Southern Union defines Segment Adjusted EBITDA as earnings before interest, taxes, depreciation, amortization and other non-cash items, such as non-cash compensation expense, unrealized gains and losses on unhedged derivative activities, and other non-operating income or expense items. Segment Adjusted EBITDA reflects amounts for less than wholly owned subsidiaries and unconsolidated affiliates based on Southern Union's proportionate ownership.

Segment Adjusted EBITDA may not be comparable to measures used by other companies and should be considered in conjunction with net earnings and other performance measures such as operating income or net cash flows provided by operating activities.

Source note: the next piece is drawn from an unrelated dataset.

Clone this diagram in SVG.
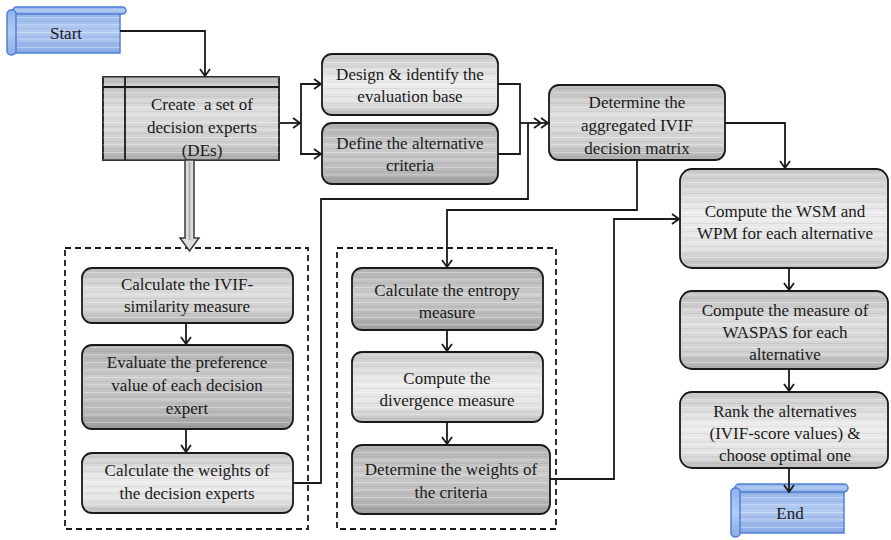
<svg xmlns="http://www.w3.org/2000/svg" width="891" height="540" viewBox="0 0 891 540">
<defs>
<linearGradient id="gLight" x1="0" y1="0" x2="0" y2="1">
<stop offset="0" stop-color="#c9c9c9"/><stop offset="0.45" stop-color="#ececec"/><stop offset="0.8" stop-color="#e2e2e2"/><stop offset="1" stop-color="#bcbcbc"/>
</linearGradient>
<linearGradient id="gMid" x1="0" y1="0" x2="0" y2="1">
<stop offset="0" stop-color="#bdbdbd"/><stop offset="0.4" stop-color="#dedede"/><stop offset="0.8" stop-color="#cfcfcf"/><stop offset="1" stop-color="#adadad"/>
</linearGradient>
<linearGradient id="gDark" x1="0" y1="0" x2="0" y2="1">
<stop offset="0" stop-color="#b0b0b0"/><stop offset="0.4" stop-color="#cbcbcb"/><stop offset="0.8" stop-color="#b9b9b9"/><stop offset="1" stop-color="#9a9a9a"/>
</linearGradient>
<linearGradient id="gBlue" x1="0" y1="0" x2="0" y2="1">
<stop offset="0" stop-color="#8fb2ea"/><stop offset="0.5" stop-color="#b3cbf2"/><stop offset="1" stop-color="#8aabe6"/>
</linearGradient>
<pattern id="streak" width="300" height="15" patternUnits="userSpaceOnUse">
<rect x="0" y="2" width="300" height="1" fill="#ffffff" opacity="0.35"/>
<rect x="0" y="6" width="300" height="1" fill="#000000" opacity="0.05"/>
<rect x="0" y="9" width="300" height="1.5" fill="#ffffff" opacity="0.25"/>
<rect x="0" y="13" width="300" height="1" fill="#000000" opacity="0.06"/>
</pattern>
<marker id="arr" markerWidth="12" markerHeight="12" refX="9" refY="6" orient="auto" markerUnits="userSpaceOnUse">
<path d="M2,1 L9,6 L2,11" fill="none" stroke="#1a1a1a" stroke-width="1.8"/>
</marker>
<marker id="arr2" markerWidth="18" markerHeight="12" refX="15" refY="6" orient="auto" markerUnits="userSpaceOnUse">
<path d="M1,1 L8,6 L1,11 M8,1 L15,6 L8,11" fill="none" stroke="#1a1a1a" stroke-width="1.8"/>
</marker>
<style>
.box{stroke:#1a1a1a;stroke-width:1.8}
.tex{fill:url(#streak);stroke:none}
.t{font-family:"Liberation Serif","Times New Roman",serif;font-size:17px;fill:#1a1a1a;text-anchor:middle}
.c{fill:none;stroke:#1a1a1a;stroke-width:1.8}
.dash{fill:none;stroke:#1a1a1a;stroke-width:1.8;stroke-dasharray:6,4}
.scroll{fill:url(#gBlue);stroke:#4f7fd6;stroke-width:1.5}
</style>
</defs>
<rect width="891" height="540" fill="#ffffff"/>

<g id="groups">
<rect class="dash" x="65" y="248" width="243" height="281"/>
<rect class="dash" x="337" y="248" width="219" height="281"/>
</g>

<g id="start">
<rect class="scroll" x="12" y="10" width="108" height="43"/>
<rect class="tex" x="12" y="10" width="108" height="43"/>
<rect class="scroll" x="13" y="7" width="113" height="7" rx="3.5"/>
<rect class="scroll" x="7" y="10" width="9" height="45" rx="4"/>
<text class="t" x="66" y="39">Start</text>
</g>

<g id="create">
<rect class="box" x="103" y="77" width="176" height="83" fill="url(#gMid)"/>
<rect class="tex" x="103" y="77" width="176" height="83"/>
<line class="c" x1="103" y1="87" x2="279" y2="87"/>
<line class="c" x1="125" y1="77" x2="125" y2="160"/>
<text class="t" x="202" y="110">Create &#160;a set of</text>
<text class="t" x="202" y="133">decision experts</text>
<text class="t" x="202" y="156">(DEs)</text>
</g>

<g id="design">
<rect class="box" x="322" y="54" width="176" height="61" rx="10" fill="url(#gLight)"/>
<rect class="tex" x="324" y="56" width="172" height="57" rx="9"/>
<text class="t" x="410" y="80">Design &amp; identify the</text>
<text class="t" x="410" y="102">evaluation base</text>
</g>

<g id="define">
<rect class="box" x="322" y="123" width="176" height="61" rx="10" fill="url(#gDark)"/>
<rect class="tex" x="324" y="125" width="172" height="57" rx="9"/>
<text class="t" x="410" y="149">Define the alternative</text>
<text class="t" x="410" y="171">criteria</text>
</g>

<g id="aggregate">
<rect class="box" x="549" y="85" width="176" height="75" rx="10" fill="url(#gMid)"/>
<rect class="tex" x="551" y="87" width="172" height="71" rx="9"/>
<text class="t" x="637" y="108">Determine the</text>
<text class="t" x="637" y="131">aggregated IVIF</text>
<text class="t" x="637" y="154">decision matrix</text>
</g>

<g id="similarity">
<rect class="box" x="82" y="268" width="211" height="55" rx="10" fill="url(#gMid)"/>
<rect class="tex" x="84" y="270" width="207" height="51" rx="9"/>
<text class="t" x="187" y="290">Calculate the IVIF-</text>
<text class="t" x="187" y="312">similarity measure</text>
</g>

<g id="preference">
<rect class="box" x="82" y="345" width="211" height="84" rx="10" fill="url(#gDark)"/>
<rect class="tex" x="84" y="347" width="207" height="80" rx="9"/>
<text class="t" x="187" y="368">Evaluate the preference</text>
<text class="t" x="187" y="391">value of each decision</text>
<text class="t" x="187" y="414">expert</text>
</g>

<g id="weightsDE">
<rect class="box" x="82" y="453" width="211" height="60" rx="10" fill="url(#gLight)"/>
<rect class="tex" x="84" y="455" width="207" height="56" rx="9"/>
<text class="t" x="187" y="476">Calculate the weights of</text>
<text class="t" x="187" y="499">the decision experts</text>
</g>

<g id="entropy">
<rect class="box" x="352" y="268" width="191" height="62" rx="10" fill="url(#gDark)"/>
<rect class="tex" x="354" y="270" width="187" height="58" rx="9"/>
<text class="t" x="447" y="296">Calculate the entropy</text>
<text class="t" x="447" y="318">measure</text>
</g>

<g id="divergence">
<rect class="box" x="352" y="352" width="191" height="70" rx="10" fill="url(#gLight)"/>
<rect class="tex" x="354" y="354" width="187" height="66" rx="9"/>
<text class="t" x="447" y="384">Compute the</text>
<text class="t" x="447" y="406">divergence measure</text>
</g>

<g id="weightsC">
<rect class="box" x="352" y="445" width="198" height="69" rx="10" fill="url(#gDark)"/>
<rect class="tex" x="354" y="447" width="194" height="65" rx="9"/>
<text class="t" x="451" y="475">Determine the weights of</text>
<text class="t" x="451" y="498">the criteria</text>
</g>

<g id="wsm">
<rect class="box" x="680" y="169" width="208" height="99" rx="12" fill="url(#gLight)"/>
<rect class="tex" x="682" y="171" width="204" height="95" rx="11"/>
<text class="t" x="785" y="217">Compute the WSM and</text>
<text class="t" x="785" y="239">WPM for each alternative</text>
</g>

<g id="waspas">
<rect class="box" x="680" y="291" width="208" height="78" rx="12" fill="url(#gMid)"/>
<rect class="tex" x="682" y="293" width="204" height="74" rx="11"/>
<text class="t" x="785" y="316">Compute the measure of</text>
<text class="t" x="785" y="338">WASPAS for each</text>
<text class="t" x="785" y="360">alternative</text>
</g>

<g id="rank">
<rect class="box" x="680" y="392" width="208" height="76" rx="12" fill="url(#gLight)"/>
<rect class="tex" x="682" y="394" width="204" height="72" rx="11"/>
<text class="t" x="785" y="417">Rank the alternatives</text>
<text class="t" x="785" y="439">(IVIF-score values) &amp;</text>
<text class="t" x="785" y="461">choose optimal one</text>
</g>

<g id="end">
<rect class="scroll" x="736" y="488" width="108" height="45"/>
<rect class="tex" x="736" y="488" width="108" height="45"/>
<rect class="scroll" x="735" y="484" width="113" height="8" rx="4"/>
<rect class="scroll" x="731" y="488" width="9" height="49" rx="4"/>
<text class="t" x="790" y="519">End</text>
</g>

<g id="connectors">
<path class="c" d="M120,31 H205 V76" marker-end="url(#arr)"/>
<path class="c" d="M279,123 H300" marker-end="url(#arr)"/>
<path class="c" d="M301,123 V84 H321" marker-end="url(#arr)"/>
<path class="c" d="M301,123 V154 H321" marker-end="url(#arr)"/>
<path class="c" d="M498,84 H520 V154 H498"/>
<path class="c" d="M520,123 H548" marker-end="url(#arr2)"/>
<path class="c" d="M293,483 H321 V199 H528 V123"/>
<path class="c" d="M725,123 H785 V168" marker-end="url(#arr)"/>
<path class="c" d="M637,160 V210 H447 V267" marker-end="url(#arr)"/>
<path class="c" d="M550,479 H614 V219 H679" marker-end="url(#arr)"/>
<path class="c" d="M186,323 V344" marker-end="url(#arr)"/>
<path class="c" d="M186,429 V452" marker-end="url(#arr)"/>
<path class="c" d="M447,330 V351" marker-end="url(#arr)"/>
<path class="c" d="M447,422 V444" marker-end="url(#arr)"/>
<path class="c" d="M789,268 V290" marker-end="url(#arr)"/>
<path class="c" d="M789,369 V391" marker-end="url(#arr)"/>
<path class="c" d="M789,468 V492" marker-end="url(#arr)"/>
<polygon points="185,160 194,160 194,238 199,238 189.5,251 180,238 185,238" fill="#dcdcdc" stroke="#3a3a3a" stroke-width="1.5"/>
<line x1="189.5" y1="162" x2="189.5" y2="240" stroke="#b0b0b0" stroke-width="2"/>
</g>
</svg>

The following table presents Southern Union's Segment Adjusted EBITDA for each of the reportable segments reflected in Southern Union's consolidated financial statements, as well as a reconciliation of the total of Segment Adjusted EBITDA for all of Southern Union's segments to Southern Union's net earnings.
 
Three Months Ended March 31,
2012     2011
Combined
Segment Adjusted EBITDA:
Transportation and storage segment $ 152,430 $ 166,752
Gathering and processing segment 13,835 20,733
Distribution segment 23,686 32,277
Corporate and other activities   (20,887 )   2,229  
Total Segment Adjusted EBITDA 169,064 221,991
Depreciation and amortization (61,267 ) (59,327 )
Unrealized losses on non-hedged derivative activities (14,744 )
Net gain on curtailment of other postretirement benefit plans 15,332
Non-cash equity based compensation (1,350 ) (1,954 )
Other, net 300 142

Proportionate share of unconsolidated investments' interest, depreciation and allowance for funds used during construction
(44,944 ) (11,233 )
Interest expense (54,788 ) (55,571 )
Federal and state income tax expense   (10,937 )   (18,642 )
Net earnings $ 11,410   $ 60,662  
 

Southern Union's Segment Adjusted EBITDA decreased between periods primarily due to Southern Union's recognition of approximately $68 million of net merger-related costs incurred in connection with the acquisition by ETE.

Southern Union's income tax expense decreased between periods primarily due to lower pretax earnings recorded in the period subsequent to the change in control.